-- Directions --
Among the entries below, copy only the span from the line containing "Convert this chart to Bokeh code." through the line containing "from bokeh.resources import INLINE". Do so exactly, and skip the pictures.

-- Input records --
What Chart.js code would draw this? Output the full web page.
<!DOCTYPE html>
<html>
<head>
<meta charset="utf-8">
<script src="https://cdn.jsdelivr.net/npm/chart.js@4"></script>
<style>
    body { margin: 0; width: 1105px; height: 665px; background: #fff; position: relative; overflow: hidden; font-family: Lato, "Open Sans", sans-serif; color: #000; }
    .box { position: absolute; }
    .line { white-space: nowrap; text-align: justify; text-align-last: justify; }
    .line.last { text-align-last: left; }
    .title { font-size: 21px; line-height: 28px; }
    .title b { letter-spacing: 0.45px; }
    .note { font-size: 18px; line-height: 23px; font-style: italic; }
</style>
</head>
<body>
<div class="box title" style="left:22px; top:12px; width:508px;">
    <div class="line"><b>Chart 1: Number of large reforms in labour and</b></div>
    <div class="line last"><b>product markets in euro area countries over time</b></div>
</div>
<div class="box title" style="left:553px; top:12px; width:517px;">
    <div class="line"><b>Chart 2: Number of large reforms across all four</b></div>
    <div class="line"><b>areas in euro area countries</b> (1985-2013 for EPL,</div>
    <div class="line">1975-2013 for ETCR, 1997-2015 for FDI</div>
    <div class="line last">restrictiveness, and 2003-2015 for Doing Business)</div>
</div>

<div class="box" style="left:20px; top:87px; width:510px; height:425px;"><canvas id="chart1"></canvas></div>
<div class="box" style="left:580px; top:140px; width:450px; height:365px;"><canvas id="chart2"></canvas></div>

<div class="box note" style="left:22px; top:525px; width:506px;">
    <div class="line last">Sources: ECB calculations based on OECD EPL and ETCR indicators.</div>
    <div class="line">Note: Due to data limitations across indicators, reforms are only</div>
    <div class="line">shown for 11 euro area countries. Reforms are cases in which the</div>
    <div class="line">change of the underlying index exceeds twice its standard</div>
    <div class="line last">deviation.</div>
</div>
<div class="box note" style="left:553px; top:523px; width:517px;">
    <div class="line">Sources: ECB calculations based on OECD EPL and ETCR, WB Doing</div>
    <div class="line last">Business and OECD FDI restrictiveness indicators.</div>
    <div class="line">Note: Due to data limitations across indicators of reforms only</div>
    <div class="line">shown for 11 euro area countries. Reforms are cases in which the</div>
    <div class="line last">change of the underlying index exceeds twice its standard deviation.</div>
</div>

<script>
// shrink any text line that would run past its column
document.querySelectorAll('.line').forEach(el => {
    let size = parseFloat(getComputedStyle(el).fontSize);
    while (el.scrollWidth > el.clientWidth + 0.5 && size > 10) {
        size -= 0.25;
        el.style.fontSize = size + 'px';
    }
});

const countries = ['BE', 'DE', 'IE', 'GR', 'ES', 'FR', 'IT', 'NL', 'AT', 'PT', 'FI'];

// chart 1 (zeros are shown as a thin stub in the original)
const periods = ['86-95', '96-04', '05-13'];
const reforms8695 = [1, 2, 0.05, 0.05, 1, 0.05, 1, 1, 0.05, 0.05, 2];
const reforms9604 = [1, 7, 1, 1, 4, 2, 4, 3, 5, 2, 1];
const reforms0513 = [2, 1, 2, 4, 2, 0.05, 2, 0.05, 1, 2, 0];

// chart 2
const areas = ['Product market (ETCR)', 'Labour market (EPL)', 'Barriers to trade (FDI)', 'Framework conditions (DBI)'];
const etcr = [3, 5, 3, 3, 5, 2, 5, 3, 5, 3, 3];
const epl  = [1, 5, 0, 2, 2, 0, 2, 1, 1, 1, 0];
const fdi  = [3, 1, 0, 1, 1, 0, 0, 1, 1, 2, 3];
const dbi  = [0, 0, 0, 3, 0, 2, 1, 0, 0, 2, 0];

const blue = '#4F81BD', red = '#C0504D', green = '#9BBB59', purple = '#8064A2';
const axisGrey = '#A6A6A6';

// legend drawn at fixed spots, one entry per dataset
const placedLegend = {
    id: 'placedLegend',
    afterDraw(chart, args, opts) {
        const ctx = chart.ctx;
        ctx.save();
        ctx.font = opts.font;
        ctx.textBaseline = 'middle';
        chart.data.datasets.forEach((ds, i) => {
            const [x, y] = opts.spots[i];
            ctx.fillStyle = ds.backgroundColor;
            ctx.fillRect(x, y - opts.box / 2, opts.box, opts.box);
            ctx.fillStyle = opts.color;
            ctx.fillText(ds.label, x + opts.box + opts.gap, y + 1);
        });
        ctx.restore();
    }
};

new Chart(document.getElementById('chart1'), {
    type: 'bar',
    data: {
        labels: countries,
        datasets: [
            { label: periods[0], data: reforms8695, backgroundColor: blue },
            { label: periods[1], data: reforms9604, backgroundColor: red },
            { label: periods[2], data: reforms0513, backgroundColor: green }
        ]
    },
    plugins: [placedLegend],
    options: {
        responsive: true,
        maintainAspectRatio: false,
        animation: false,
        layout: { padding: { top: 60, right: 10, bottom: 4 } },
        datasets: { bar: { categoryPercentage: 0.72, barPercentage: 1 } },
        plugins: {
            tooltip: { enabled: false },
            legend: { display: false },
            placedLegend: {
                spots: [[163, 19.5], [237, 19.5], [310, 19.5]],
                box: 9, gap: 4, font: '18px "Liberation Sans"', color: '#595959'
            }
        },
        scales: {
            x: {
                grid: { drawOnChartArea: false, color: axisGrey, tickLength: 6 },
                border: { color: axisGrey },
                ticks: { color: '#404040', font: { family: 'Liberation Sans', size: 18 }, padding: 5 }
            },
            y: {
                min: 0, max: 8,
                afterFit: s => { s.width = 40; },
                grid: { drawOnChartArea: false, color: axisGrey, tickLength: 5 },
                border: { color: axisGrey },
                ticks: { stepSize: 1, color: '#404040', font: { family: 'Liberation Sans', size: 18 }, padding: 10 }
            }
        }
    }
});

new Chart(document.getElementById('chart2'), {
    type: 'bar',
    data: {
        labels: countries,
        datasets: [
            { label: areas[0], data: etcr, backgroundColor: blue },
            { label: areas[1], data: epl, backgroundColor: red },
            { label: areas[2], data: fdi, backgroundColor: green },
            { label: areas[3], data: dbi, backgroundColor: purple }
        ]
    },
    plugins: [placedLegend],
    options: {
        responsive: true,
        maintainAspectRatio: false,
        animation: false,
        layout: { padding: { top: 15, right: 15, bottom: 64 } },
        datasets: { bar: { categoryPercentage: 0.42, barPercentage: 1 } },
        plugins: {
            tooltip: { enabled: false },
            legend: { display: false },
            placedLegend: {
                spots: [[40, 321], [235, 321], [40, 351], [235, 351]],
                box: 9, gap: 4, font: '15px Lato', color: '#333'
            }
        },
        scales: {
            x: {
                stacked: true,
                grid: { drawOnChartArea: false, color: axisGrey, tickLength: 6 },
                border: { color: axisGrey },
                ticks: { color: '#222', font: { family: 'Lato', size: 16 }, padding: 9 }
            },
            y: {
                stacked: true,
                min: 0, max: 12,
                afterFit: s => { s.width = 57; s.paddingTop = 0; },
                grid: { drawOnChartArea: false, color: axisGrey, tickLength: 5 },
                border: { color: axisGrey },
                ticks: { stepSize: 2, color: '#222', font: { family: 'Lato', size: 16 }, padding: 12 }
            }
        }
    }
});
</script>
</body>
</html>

--

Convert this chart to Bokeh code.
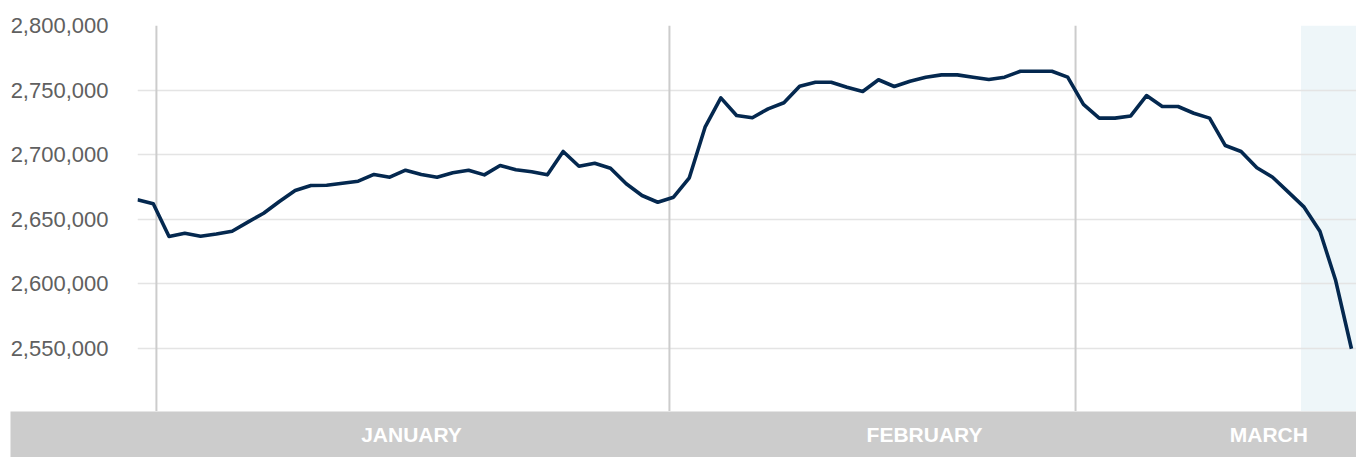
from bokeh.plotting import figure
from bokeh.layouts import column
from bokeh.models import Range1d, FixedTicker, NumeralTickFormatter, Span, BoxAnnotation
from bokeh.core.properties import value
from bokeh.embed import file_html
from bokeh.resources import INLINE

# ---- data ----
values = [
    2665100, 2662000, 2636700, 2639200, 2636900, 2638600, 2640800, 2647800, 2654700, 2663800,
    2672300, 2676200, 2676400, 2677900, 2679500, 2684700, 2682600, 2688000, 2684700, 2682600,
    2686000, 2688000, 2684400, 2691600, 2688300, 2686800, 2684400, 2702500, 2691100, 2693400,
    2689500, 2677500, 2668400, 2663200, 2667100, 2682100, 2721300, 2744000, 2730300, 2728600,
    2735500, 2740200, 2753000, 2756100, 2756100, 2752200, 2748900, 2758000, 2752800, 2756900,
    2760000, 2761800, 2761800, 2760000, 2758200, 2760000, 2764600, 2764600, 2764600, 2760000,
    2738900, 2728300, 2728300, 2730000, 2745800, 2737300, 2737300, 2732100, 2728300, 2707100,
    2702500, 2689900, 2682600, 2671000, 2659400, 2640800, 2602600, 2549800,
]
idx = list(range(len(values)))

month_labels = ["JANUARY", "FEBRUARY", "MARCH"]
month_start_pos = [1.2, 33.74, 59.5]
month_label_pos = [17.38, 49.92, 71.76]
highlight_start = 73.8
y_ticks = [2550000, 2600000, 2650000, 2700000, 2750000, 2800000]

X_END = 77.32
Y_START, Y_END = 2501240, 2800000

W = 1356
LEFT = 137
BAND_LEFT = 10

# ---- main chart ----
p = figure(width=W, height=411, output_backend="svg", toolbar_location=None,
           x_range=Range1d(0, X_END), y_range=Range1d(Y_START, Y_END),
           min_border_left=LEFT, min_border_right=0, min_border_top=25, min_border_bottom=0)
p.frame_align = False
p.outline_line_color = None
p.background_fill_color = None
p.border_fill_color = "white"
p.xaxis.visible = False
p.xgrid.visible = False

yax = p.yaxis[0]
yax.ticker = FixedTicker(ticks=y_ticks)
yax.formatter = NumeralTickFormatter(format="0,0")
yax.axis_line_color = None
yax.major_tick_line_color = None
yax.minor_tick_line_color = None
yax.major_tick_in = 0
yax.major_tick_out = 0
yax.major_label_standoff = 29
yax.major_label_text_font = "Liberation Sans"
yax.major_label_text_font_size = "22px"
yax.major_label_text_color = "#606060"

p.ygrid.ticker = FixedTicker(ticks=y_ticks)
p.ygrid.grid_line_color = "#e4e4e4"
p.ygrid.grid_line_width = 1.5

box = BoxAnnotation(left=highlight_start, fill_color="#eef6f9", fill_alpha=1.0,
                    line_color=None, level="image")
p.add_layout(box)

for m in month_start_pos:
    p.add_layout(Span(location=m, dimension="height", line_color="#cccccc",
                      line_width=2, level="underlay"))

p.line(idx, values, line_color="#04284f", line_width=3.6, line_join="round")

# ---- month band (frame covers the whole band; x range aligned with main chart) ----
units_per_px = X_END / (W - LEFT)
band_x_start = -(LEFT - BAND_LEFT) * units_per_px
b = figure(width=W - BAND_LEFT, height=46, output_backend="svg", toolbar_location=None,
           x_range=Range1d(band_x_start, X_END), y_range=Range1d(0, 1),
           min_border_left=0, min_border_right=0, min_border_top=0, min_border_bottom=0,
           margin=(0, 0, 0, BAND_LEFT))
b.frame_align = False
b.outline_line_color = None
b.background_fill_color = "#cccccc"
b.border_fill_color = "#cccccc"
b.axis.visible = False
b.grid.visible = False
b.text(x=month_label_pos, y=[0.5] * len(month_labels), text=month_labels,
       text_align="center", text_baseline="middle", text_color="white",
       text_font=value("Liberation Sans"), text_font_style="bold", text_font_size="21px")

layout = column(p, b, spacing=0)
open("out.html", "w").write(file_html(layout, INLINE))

...

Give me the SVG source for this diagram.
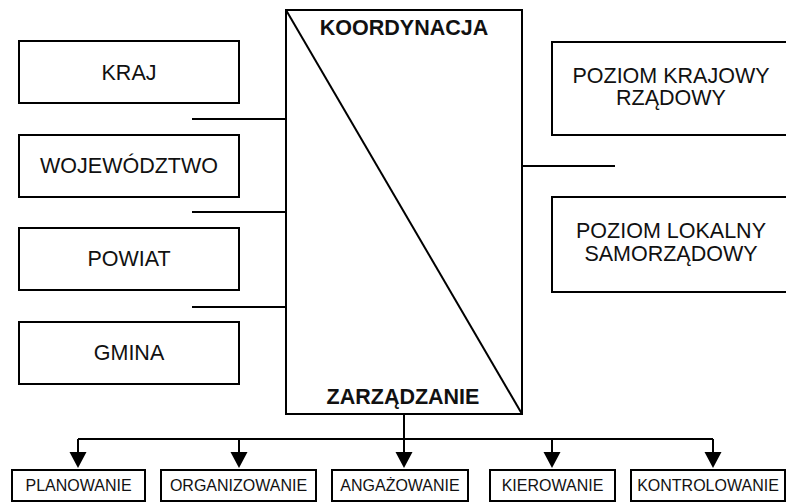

-- Answer for this exercise --
Convert this chart to Bokeh code.
from bokeh.plotting import figure
from bokeh.layouts import column
from bokeh.models import Range1d, FixedTicker, NumeralTickFormatter, Span, BoxAnnotation
from bokeh.core.properties import value
from bokeh.embed import file_html
from bokeh.resources import INLINE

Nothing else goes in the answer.